Fin Richardson
- Born: 16 September 1998 (age 27) Colchester, England
- Height: 1.83 m (6 ft 0 in)
- Weight: 124 kg (273 lb)
- School: Cargilfield Preparatory School Merchiston Castle School
- Notable relative: Jeremy Richardson (uncle)

Rugby union career
- Position: Tighthead Prop
- Current team: Glasgow Warriors

Amateur team(s)
- Years: Team / Apps / (Points)
- –: Currie
- -: Edinburgh Academicals
- 2021–22: Exeter University

Senior career
- Years: Team / Apps / (Points)
- 2022–24: Exeter Chiefs / 1 / (0)
- 2022–23: → Plymouth Albion
- 2023–24: → Cornish Pirates / 20 / (5)
- 2024–: Glasgow Warriors / 15 / (0)

International career
- Years: Team / Apps / (Points)
- Scotland U20 / 10 / (20)
- 2024: Scotland 'A' / 1 / (0)
- 2025: Scotland / 1 / (0)

= Fin Richardson =

Scottish rugby union player

Fin Richardson (born 16 September 1998) is a Scotland international rugby union player for Glasgow Warriors. He has previously played for Currie and Edinburgh Academicals.

==Rugby Union career==

===Amateur career===

Introduced to rugby union at Cargilfield Preparatory School in Edinburgh, he was moved on to Merchiston Castle School. He played for Currie and Edinburgh Academicals, before moving south to go to study at Exeter University. He then played for the university rugby union team Exeter University.

===Professional career===

He was signed by Exeter Chiefs in season 2022–23. He was given a dual registration with allowed him to also play with Plymouth Albion in the first year, and then Cornish Pirates in the second year.

On 15 May 2024 it was announced that he had signed for Glasgow Warriors for season 2024–25. He became Glasgow Warrior No. 364 on his competitive debut in a 17 - 15 win over Scarlets at Scotstoun Stadium on 29 November 2024. Richardson said: "It went really well. Can’t beat a win on debut. It feels pretty good. I wanted to rise to the occasion. I felt like it was pretty seamless and something we’ve been training for. Being a team like Glasgow, everyone is trying to do the same thing all the time. Everyone is on the same page. Even when there’s a switch in personnel, everyone’s one mind. I think that really brings cohesion to the squad. It was brilliant. I’ve never played in front of a crowd this loud, so it took a bit of getting used to. When the noise rises, you really feel the push and the energy from the crowd."

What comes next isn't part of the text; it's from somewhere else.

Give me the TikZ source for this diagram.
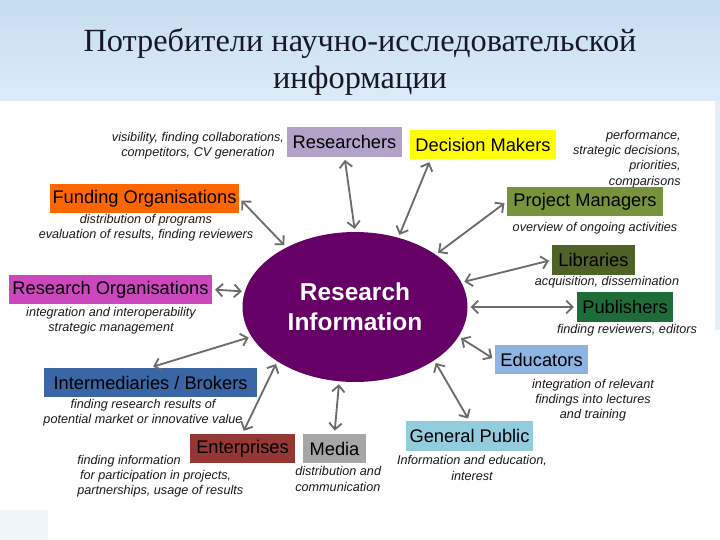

===International career===

He has represented Scotland U20s in both the Six Nations Championship and World Championship matches.

He was capped in the Scotland 'A' international match against Chile on 23 November 2024.

He was called up to the Scotland squad for their summer tour in 2025. He played in their non-cap match against Māori All Blacks, but made his senior debut playing against Samoa on 18 July 2025.